Mis en ligne en janvier 2021, le SAD, d’une durée de 8 ans, est suivi d’une première salve de marchés spécifiques mono-attributaires par catégorie au printemps. C’est une bonne pioche. Côté juridique, rien à signaler, ni problème majeur, ni contentieux. Côté concurrence, le panel soumissionnaires a bénéficié d’un coup de jeune. Une quarantaine de candidatures rien que pour les masques.

Grâce à une communication ad hoc, les entreprises ont très bien réagi à la nouvelle règle du jeu. « Nous réexpliquons à chaque fois comment fonctionne le SAD. Les fournisseurs lui font bon accueil. Ils n’ont plus besoin de faire de veille des journaux d’annonces légales puisque c’est la plateforme qui les alerte du lancement du marché spécifique », détaille Stephanie Rochereau. « Le SAD ne nous bloque pas comme avec un accord-cadre multi-attributaire avec des situations obsolètes entre la 1e et la 4e année. Ici le panel fournisseurs est mis à jour en temps réel, aussi bien en termes de qualité que de quantités », complète Élisa Hohl.

500 000 euros de gains pour le groupement régional

La concurrence entretenue a fourni des résultats. Après une première baisse en juin 2021, le GHT a bénéficié encore de prix moindres sur certains produits en octobre. Au total, les gains annuels, calculés à partir des derniers prix d’achat connus, se montent à 500 000 € pour le groupement régional. Une nouvelle vague de marchés spécifiques est prévue en février, dans quatre catégories.
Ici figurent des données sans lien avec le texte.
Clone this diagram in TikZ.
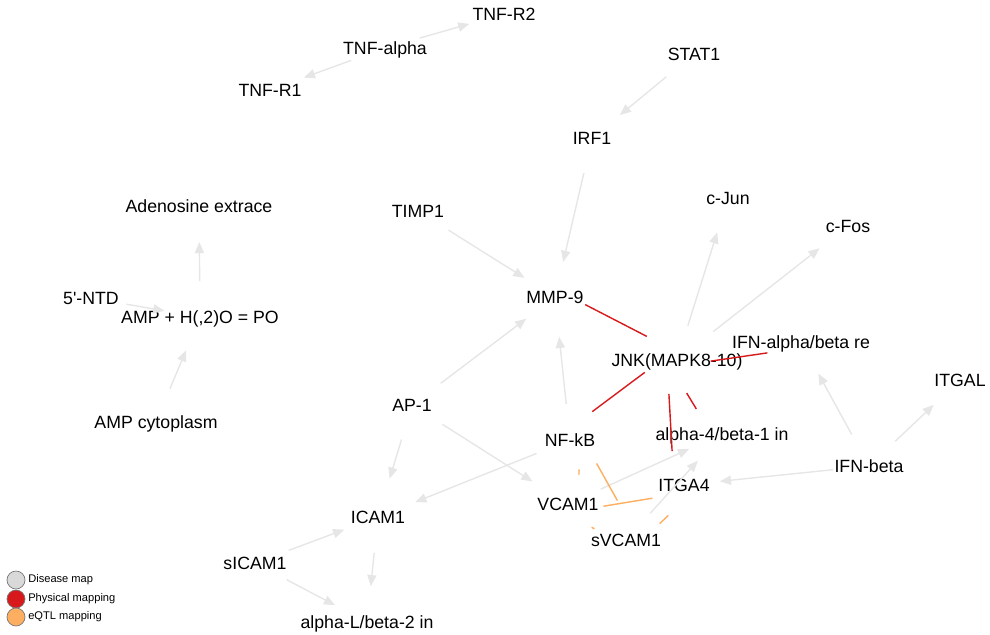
\documentclass[tikz,border=0pt]{standalone}
\usepackage{fontspec}
\setmainfont{Liberation Sans}
\usepackage{tikz}
\usetikzlibrary{arrows.meta,positioning,calc}
\definecolor{diseasegray}{RGB}{230, 230, 230}
\definecolor{physred}{RGB}{215, 25, 28}
\definecolor{eqtlorange}{RGB}{253, 174, 97}
\definecolor{legendgray}{RGB}{217, 217, 217}
\definecolor{ringgray}{RGB}{120, 120, 120}
\tikzstyle{gene} = [inner sep=0, font=\fontsize{12.6}{14}\selectfont, text height=9pt, text depth=0pt]
\tikzstyle{disease} = [draw=diseasegray, line width=1pt, -{Triangle[length=2.8mm,width=2.3mm]}, shorten <=0.9cm, shorten >=0.9cm]
\tikzstyle{physical} = [draw=physred, line width=1pt, shorten <=0.85cm, shorten >=0.85cm]
\tikzstyle{eqtl} = [draw=eqtlorange, line width=1pt, shorten <=0.9cm, shorten >=0.9cm]
\tikzstyle{legenddot} = [circle, draw=ringgray, line width=0.5pt, minimum size=0.45cm, inner sep=0]
\tikzstyle{legendtext} = [inner sep=0, anchor=west, font=\fontsize{7.9}{9}\selectfont]

\begin{document}
\begin{tikzpicture}[x=0.025cm, y=-0.025cm]
    \useasboundingbox (0,0) rectangle (990,634);
    % TNF block
    \node[gene] (TNF R2) at (504,14) {TNF-R2};
    \node[gene] (TNF alpha) at (385,48) {TNF-alpha};
    \node[gene] (TNF R1) at (270,90) {TNF-R1};
    % interferon / MMP side
    \node[gene] (STAT1) at (694,54) {STAT1};
    \node[gene] (IRF1) at (592,138) {IRF1};
    \node[gene] (TIMP1) at (418,211) {TIMP1};
    \node[gene] (cJun) at (728,198) {c-Jun};
    \node[gene] (cFos) at (848,226) {c-Fos};
    \node[gene] (MMP9) at (555,297) {MMP-9};
    \node[gene] (JNK) at (677,360) {JNK(MAPK8-10)};
    \node[gene] (IFN receptor) at (801,342) {IFN-alpha/beta re};
    \node[gene] (ITGAL) at (960,380) {ITGAL};
    \node[gene] (IFN beta) at (869,466) {IFN-beta};
    % adenosine reaction
    \node[gene] (Adenosine) at (199,206) {Adenosine extrace};
    \node[gene] (NTD) at (91,298) {5\textquotesingle-NTD};
    \node[gene] (AMP reaction) at (200,317) {AMP + H(,2)O = PO};
    \node[gene] (AMP cytoplasm) at (156,422) {AMP cytoplasm};
    % adhesion molecules
    \node[gene] (AP1) at (412,405) {AP-1};
    \node[gene] (NFkB) at (570,440) {NF-kB};
    \node[gene] (a4b1) at (722,434) {alpha-4/beta-1 in};
    \node[gene] (ITGA4) at (684,485) {ITGA4};
    \node[gene] (VCAM1) at (568,504) {VCAM1};
    \node[gene] (sVCAM1) at (626,540) {sVCAM1};
    \node[gene] (ICAM1) at (378,517) {ICAM1};
    \node[gene] (sICAM1) at (255,563) {sICAM1};
    \node[gene] (aLb2) at (367,622) {alpha-L/beta-2 in};

    % disease map edges
    \draw[disease] (TNF alpha.center) -- (TNF R2.center);
    \draw[disease] (TNF alpha.center) -- (TNF R1.center);
    \draw[disease] (STAT1.center) -- (IRF1.center);
    \draw[disease] (IRF1.center) -- (MMP9.center);
    \draw[disease] (TIMP1.center) -- (MMP9.center);
    \draw[disease] (AP1.center) -- (MMP9.center);
    \draw[disease, shorten >=1cm] (NFkB.center) -- (MMP9.center);
    \draw[disease] (JNK.center) -- (cJun.center);
    \draw[disease, shorten <=1.15cm] (JNK.center) -- (cFos.center);
    \draw[disease] (AMP reaction.center) -- (Adenosine.center);
    \draw[disease] (NTD.center) -- (AMP reaction.center);
    \draw[disease] (AMP cytoplasm.center) -- (AMP reaction.center);
    \draw[disease, shorten >=1cm] (AP1.center) -- (ICAM1.center);
    \draw[disease, shorten >=1.05cm] (AP1.center) -- (VCAM1.center);
    \draw[disease, shorten >=1cm] (NFkB.center) -- (ICAM1.center);
    \draw[disease] (sICAM1.center) -- (ICAM1.center);
    \draw[disease] (sICAM1.center) -- (aLb2.center);
    \draw[disease] (ICAM1.center) -- (aLb2.center);
    \draw[disease] (VCAM1.center) -- (a4b1.center);
    \draw[disease] (sVCAM1.center) -- (a4b1.center);
    \draw[disease] (IFN beta.center) -- (ITGA4.center);
    \draw[disease] (IFN beta.center) -- (IFN receptor.center);
    \draw[disease] (IFN beta.center) -- (ITGAL.center);

    % physical mapping
    \draw[physical] ([shift={(0,-8)}]MMP9.center) -- ([shift={(0,-8)}]JNK.center);
    \draw[physical] ([shift={(-5,-8)}]JNK.center) -- ([shift={(-5,-8)}]NFkB.center);
    \draw[physical] ([shift={(0,6)}]JNK.center) -- ([shift={(0,6)}]IFN receptor.center);
    \draw[physical] ([shift={(-10,0)}]JNK.center) -- ([shift={(-10,0)}]ITGA4.center);
    \draw[physical] ([shift={(-8,4)}]JNK.center) -- ([shift={(-8,4)}]a4b1.center);

    % eQTL mapping
    \draw[eqtl] ([shift={(9,-8)}]NFkB.center) -- ([shift={(9,-8)}]sVCAM1.center);
    \draw[eqtl, shorten >=0.8cm] ([shift={(0,8)}]VCAM1.center) -- ([shift={(0,8)}]ITGA4.center);
    \draw[eqtl, shorten <=0.85cm, shorten >=0.85cm] ([shift={(9,7)}]ITGA4.center) -- ([shift={(9,7)}]sVCAM1.center);
    \draw[eqtl, shorten <=0.7375cm, shorten >=0.7375cm] ([shift={(10,0)}]NFkB.center) -- ([shift={(10,0)}]VCAM1.center);
    \draw[eqtl, shorten <=0.8125cm, shorten >=0.8125cm] ([shift={(-4,6)}]VCAM1.center) -- ([shift={(-4,6)}]sVCAM1.center);

    % legend
    \node[legenddot, fill=legendgray] (Disease dot) at (16,580) {};
    \node[legenddot, fill=physred] (Physical dot) at (16,599) {};
    \node[legenddot, fill=eqtlorange] (eQTL dot) at (16,617) {};
    \node[legendtext] (Disease label) at (28,580) {Disease map};
    \node[legendtext] (Physical label) at (28,599) {Physical mapping};
    \node[legendtext] (eQTL label) at (28,617) {eQTL mapping};
\end{tikzpicture}
\end{document}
Le bilan concluant devrait donner envie de capitaliser cette expérience et de lancer des SAD dans d’autres domaines. « On pourrait l’étudier pour notre groupement régional de produits d’entretien. C’est typiquement le genre de marchés où il y a toujours des évolutions », songe Stephanie Rochereau.  Ses collègues acheteurs, Caroline Deniaud et Freddy Chevrier, envisagent à leur tour d’utiliser cette procédure dans le domaine alimentaire pour la souplesse qu’elle propose en termes de produits.